The Vedda King marvels how the Princess dismissed her love for Prince Maname and sought a Vedda instead. She responds that she wanted to prevent Prince Maname from assassinating him and her thought was to give the sword to him, therefore, she saved his life. His ego hurt, Vedda King declares that he won on his own merits, with no help from her, and leaves her.

Kumarasinghe said analysing this scene, “helpless, Princess Maname tries to secure the love of the Vedda by telling him that she wanted to give the sword to him, which we, the audience know, is not true. She didn’t try to give the sword to anyone.” On the other hand, he explained that the Vedda King accuses her of trying to give the sword to her husband, clearly rejecting her opinion that damages his image as a ‘man’ in the patriarchal society. The women have become a tool in the men’s world and Sarachchandra pointed out the errors in the patriarchy that condemns independent women.

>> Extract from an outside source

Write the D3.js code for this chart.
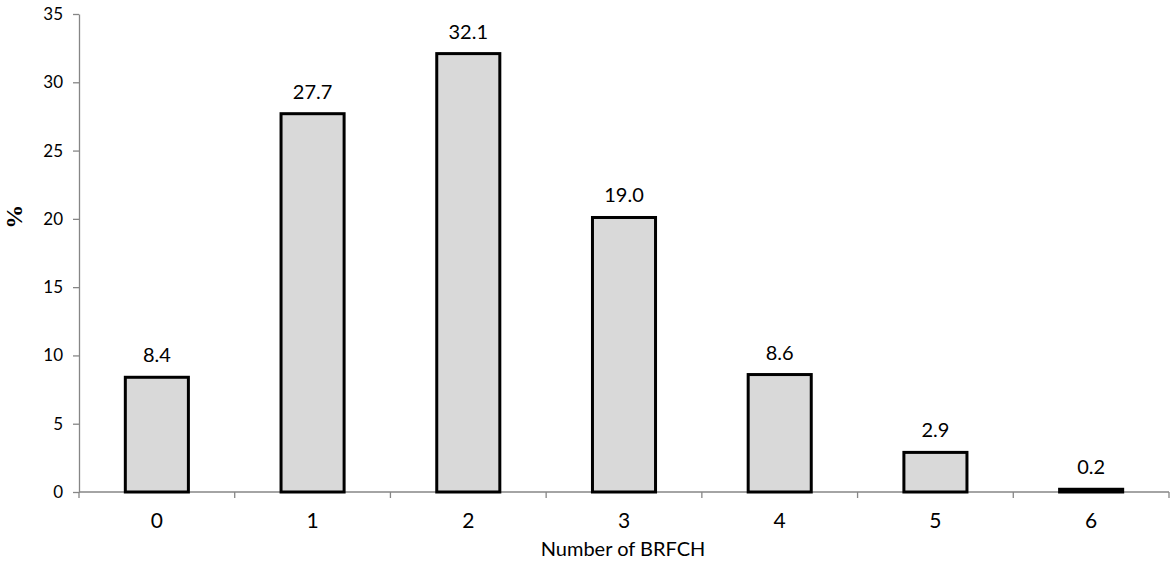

“This is not a story of betrayal. This is a story of unfortunate circumstances and Sarachchandra’s Princess Maname looks at the world in a very humanitarian way, and pays the price for voicing her opinions.”

Actor and director Kaushalya Fernando said, the story touches a sensitive point, where, as usual, the blame is put on the woman. “Men are free to express their opinions and even distort the truth, but the woman is judged for forming independent opinions.” It was a matter of survival for her, and the society, being backward, overlooks it, she added.

Manorathna said, throughout the drama, Sarachchandra tries to bring out different facets of women; her love, her kindness, her empathy, her fear. “Her plight is unfortunate and in a patriarchal society, very much a possibility.”

Unlike in the Jathaka Story where the Princess was punished at the end, Sarachchandra concludes his play with a heartfelt lamentation by the Princess before she dies of a broken heart.

(Don’t you have any sympathy for me, I don’t have any other help. Please be kind, my beloved, fine King. Why are you so stubbornly leaving me?)

Maname was a futuristic drama, that even 60 years after its production, we are yet to catch up with it. “Sarachchandra never judged women through Princess Maname. He judged the society that judged women,” Fernando said.